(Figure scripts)
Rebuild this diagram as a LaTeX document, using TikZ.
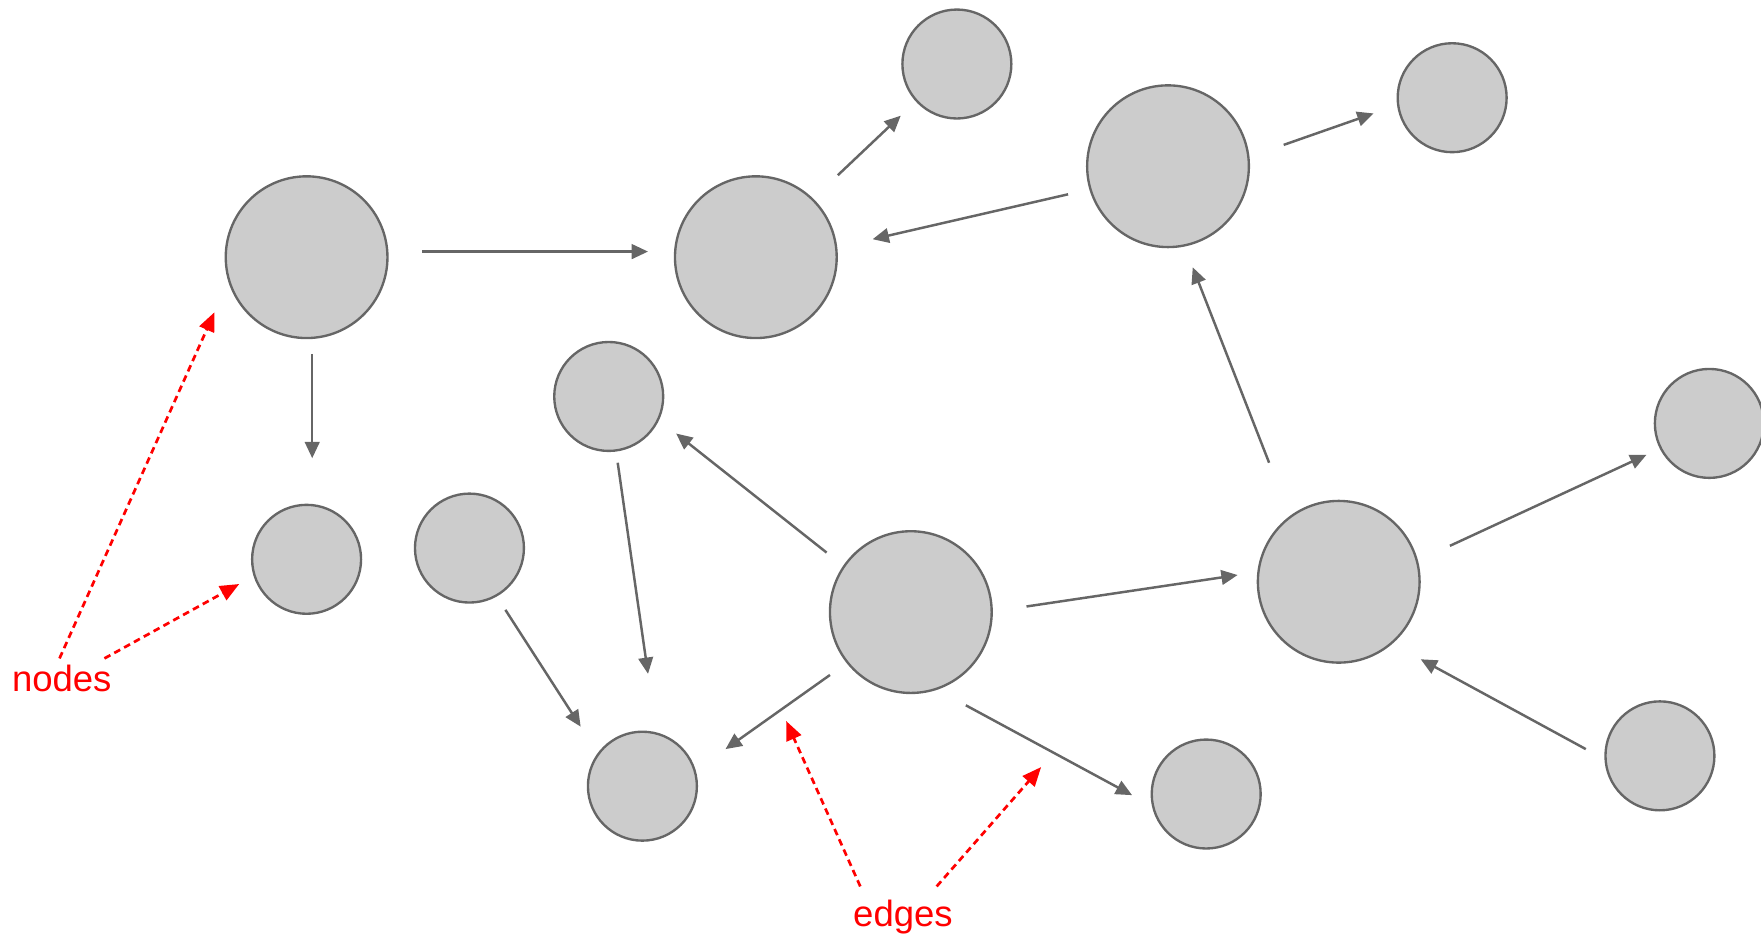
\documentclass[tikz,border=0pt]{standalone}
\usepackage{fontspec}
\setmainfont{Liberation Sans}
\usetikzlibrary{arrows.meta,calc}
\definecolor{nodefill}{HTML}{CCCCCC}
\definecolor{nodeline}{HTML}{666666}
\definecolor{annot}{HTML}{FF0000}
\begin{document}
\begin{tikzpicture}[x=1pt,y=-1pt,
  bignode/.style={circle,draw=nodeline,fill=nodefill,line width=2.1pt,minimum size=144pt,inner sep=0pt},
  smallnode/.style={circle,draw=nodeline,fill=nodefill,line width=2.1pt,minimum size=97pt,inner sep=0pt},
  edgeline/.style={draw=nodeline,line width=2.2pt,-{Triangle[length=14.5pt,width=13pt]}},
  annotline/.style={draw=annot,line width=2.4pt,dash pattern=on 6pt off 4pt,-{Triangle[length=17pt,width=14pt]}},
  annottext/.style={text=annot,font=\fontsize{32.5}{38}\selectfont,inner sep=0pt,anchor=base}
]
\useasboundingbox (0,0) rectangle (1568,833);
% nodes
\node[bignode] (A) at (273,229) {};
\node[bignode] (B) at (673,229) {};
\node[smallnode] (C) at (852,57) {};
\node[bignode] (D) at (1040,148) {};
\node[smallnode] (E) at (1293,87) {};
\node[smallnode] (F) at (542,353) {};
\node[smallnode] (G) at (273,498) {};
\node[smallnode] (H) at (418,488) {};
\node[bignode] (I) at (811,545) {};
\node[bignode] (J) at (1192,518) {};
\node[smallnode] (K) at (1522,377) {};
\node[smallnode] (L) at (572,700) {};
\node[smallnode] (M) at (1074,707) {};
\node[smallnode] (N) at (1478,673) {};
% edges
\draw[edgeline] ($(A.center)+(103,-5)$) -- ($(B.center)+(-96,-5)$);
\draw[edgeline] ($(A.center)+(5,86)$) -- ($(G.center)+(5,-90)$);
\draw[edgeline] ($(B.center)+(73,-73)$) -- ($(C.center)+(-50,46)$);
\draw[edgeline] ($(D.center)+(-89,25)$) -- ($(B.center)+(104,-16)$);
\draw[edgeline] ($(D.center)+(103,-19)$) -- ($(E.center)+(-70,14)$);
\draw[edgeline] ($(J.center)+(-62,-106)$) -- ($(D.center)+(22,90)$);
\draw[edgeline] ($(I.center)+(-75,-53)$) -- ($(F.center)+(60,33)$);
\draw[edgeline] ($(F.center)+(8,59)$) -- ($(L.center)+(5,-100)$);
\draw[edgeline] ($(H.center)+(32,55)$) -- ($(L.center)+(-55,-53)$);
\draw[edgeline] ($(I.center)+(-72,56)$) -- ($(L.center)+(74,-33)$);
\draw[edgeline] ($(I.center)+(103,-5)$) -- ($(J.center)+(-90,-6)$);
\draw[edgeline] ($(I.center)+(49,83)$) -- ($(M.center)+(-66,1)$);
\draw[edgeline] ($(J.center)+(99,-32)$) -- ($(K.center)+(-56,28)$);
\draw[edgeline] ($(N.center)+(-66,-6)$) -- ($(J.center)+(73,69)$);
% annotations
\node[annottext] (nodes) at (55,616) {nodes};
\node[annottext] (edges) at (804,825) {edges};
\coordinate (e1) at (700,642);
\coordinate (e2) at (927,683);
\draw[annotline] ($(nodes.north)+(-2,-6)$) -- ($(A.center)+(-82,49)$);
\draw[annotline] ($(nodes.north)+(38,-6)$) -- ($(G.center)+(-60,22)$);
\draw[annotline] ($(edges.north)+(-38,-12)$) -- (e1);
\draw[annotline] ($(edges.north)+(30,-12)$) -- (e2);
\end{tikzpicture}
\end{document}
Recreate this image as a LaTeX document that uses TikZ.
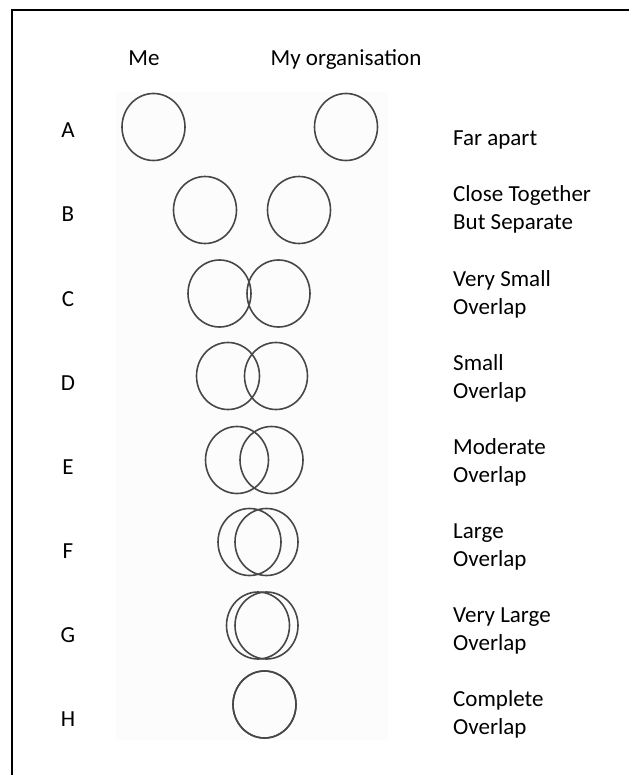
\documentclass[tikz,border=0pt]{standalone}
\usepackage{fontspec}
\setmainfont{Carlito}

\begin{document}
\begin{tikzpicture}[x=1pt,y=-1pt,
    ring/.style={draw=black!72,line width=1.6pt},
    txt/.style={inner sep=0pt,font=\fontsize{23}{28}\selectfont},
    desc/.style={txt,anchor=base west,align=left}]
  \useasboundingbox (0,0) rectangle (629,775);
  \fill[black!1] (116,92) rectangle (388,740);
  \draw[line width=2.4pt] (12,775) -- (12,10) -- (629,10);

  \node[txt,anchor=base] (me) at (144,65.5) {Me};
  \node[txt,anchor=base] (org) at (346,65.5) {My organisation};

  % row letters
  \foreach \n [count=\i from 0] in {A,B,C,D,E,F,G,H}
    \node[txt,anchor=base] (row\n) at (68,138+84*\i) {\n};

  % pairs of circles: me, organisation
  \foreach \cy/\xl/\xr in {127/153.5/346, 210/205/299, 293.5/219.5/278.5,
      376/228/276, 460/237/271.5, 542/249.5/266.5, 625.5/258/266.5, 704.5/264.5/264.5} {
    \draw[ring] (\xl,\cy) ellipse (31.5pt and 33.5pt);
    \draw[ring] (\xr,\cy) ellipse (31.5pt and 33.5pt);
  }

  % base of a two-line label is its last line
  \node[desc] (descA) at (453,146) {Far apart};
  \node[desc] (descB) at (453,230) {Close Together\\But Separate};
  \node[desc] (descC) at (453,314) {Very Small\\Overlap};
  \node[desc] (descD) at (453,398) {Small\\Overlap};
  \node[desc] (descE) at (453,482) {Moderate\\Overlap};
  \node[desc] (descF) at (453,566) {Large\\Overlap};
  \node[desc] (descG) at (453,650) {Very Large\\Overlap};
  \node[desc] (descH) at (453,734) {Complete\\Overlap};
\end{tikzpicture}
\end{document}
...
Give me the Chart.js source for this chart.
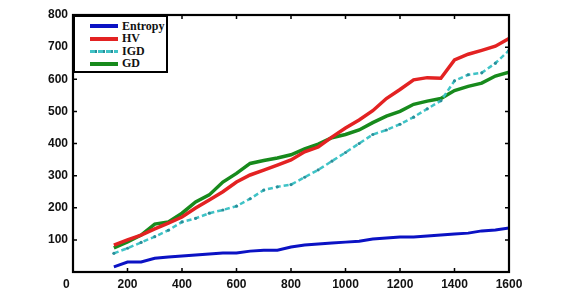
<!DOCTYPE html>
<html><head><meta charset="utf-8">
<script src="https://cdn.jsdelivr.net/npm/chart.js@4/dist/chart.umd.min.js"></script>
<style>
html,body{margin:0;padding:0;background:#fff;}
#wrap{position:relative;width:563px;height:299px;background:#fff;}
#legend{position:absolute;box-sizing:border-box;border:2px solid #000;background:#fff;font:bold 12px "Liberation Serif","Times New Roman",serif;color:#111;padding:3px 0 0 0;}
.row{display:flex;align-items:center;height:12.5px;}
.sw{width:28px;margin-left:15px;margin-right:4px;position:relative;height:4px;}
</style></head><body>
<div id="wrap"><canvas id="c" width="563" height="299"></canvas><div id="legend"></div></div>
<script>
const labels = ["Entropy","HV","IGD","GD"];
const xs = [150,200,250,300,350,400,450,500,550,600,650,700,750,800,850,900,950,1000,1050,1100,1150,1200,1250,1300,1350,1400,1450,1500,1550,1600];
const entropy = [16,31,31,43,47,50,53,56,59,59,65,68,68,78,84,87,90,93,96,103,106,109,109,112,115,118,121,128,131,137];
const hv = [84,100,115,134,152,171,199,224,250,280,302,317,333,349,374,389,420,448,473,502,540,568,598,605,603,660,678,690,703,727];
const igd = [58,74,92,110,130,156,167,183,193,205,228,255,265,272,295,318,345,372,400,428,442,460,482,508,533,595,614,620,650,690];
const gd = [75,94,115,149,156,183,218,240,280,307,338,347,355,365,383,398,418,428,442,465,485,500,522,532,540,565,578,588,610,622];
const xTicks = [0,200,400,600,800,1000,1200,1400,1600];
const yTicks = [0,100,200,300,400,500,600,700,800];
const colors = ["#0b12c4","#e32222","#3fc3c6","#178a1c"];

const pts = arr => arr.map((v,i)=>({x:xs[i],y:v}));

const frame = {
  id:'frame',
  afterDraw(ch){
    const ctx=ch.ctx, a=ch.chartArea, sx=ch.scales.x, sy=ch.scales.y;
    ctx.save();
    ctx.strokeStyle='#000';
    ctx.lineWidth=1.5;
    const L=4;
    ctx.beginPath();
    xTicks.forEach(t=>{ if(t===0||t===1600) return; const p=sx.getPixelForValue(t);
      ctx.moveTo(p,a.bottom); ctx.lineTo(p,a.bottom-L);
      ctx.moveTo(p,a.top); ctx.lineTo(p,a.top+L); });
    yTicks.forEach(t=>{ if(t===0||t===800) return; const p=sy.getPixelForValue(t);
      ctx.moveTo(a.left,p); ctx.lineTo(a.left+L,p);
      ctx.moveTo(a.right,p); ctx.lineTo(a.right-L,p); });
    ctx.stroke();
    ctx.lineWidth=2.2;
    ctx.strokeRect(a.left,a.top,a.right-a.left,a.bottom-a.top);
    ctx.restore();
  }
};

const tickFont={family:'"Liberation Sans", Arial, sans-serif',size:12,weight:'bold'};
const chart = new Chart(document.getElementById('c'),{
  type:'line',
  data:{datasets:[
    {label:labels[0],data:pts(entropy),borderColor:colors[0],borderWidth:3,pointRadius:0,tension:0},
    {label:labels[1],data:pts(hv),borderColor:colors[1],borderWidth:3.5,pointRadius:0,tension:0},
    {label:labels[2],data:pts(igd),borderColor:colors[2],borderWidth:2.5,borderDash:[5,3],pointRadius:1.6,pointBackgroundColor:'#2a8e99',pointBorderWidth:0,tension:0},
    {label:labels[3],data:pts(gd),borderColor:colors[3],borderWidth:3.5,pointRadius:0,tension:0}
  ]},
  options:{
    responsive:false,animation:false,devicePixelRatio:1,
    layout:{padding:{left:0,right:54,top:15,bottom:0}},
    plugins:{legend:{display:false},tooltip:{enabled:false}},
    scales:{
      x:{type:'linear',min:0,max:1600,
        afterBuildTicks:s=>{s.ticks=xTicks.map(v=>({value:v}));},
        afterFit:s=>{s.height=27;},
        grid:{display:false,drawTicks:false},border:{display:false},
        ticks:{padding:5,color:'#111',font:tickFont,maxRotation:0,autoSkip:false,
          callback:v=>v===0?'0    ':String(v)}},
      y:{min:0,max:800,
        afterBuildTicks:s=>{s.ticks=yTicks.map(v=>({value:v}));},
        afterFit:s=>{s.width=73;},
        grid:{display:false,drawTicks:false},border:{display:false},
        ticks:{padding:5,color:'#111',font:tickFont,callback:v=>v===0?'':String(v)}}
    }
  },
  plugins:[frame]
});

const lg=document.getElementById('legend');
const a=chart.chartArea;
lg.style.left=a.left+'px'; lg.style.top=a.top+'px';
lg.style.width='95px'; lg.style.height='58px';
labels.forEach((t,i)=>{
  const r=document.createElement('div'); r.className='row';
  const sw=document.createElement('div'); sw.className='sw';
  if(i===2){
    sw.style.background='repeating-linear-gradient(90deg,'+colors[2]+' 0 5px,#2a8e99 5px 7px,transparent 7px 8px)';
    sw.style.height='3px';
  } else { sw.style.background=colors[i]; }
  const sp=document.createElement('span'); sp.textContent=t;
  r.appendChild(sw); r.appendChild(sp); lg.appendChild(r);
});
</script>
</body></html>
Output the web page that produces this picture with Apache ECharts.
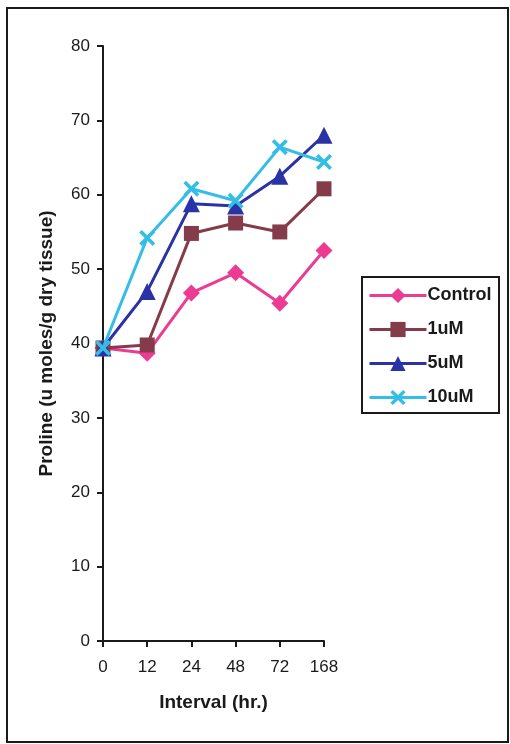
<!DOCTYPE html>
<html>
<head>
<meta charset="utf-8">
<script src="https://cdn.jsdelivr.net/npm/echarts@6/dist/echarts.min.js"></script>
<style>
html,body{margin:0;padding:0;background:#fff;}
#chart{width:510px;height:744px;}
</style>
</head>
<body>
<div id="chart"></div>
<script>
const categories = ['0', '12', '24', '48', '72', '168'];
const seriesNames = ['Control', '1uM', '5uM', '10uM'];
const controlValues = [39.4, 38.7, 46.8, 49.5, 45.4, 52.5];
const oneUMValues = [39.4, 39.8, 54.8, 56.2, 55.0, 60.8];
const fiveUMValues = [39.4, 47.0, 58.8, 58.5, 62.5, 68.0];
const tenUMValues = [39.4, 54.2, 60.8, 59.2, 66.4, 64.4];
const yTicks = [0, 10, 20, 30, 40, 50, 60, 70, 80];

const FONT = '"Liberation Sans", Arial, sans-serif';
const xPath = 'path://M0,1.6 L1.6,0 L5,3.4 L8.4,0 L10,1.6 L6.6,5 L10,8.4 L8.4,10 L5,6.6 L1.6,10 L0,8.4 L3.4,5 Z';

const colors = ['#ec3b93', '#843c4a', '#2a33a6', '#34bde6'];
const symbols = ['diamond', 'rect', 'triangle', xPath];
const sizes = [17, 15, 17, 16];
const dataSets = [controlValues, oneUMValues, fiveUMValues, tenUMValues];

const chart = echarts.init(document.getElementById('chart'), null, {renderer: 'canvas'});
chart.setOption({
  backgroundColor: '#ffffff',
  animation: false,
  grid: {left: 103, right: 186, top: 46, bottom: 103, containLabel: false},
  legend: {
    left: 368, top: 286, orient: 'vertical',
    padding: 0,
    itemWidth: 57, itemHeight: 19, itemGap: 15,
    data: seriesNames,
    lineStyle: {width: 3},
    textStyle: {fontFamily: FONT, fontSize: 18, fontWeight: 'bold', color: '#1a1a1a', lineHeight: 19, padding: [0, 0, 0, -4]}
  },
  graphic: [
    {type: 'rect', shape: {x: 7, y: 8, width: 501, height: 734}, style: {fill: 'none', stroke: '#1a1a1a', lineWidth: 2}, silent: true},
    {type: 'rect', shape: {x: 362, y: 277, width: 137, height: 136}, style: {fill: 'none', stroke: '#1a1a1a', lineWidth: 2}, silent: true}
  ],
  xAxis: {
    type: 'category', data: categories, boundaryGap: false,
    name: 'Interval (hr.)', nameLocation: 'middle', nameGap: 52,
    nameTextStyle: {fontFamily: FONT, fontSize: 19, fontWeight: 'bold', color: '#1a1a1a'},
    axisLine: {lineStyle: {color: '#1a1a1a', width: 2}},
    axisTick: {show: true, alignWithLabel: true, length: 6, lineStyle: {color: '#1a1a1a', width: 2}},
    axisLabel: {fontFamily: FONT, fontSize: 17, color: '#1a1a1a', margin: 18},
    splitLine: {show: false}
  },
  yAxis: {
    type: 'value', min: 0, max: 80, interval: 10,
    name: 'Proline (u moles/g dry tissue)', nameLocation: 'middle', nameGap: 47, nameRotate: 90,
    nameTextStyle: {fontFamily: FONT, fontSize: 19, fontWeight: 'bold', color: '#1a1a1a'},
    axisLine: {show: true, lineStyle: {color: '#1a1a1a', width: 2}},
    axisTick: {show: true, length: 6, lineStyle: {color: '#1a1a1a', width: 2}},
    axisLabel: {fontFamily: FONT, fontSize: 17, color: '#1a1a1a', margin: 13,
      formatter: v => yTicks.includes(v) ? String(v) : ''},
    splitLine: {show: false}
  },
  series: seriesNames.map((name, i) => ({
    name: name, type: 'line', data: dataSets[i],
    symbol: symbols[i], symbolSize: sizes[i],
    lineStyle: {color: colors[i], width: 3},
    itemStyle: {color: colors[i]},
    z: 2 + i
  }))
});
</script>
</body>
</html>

§ **INSTRUCTIONS TO FOLLOW**: Pick out each line in the material containing "that".

§ **THE OUTPUT**:
Recreate this image as a LaTeX document that uses TikZ.
Output the web page that produces this picture with Apache ECharts.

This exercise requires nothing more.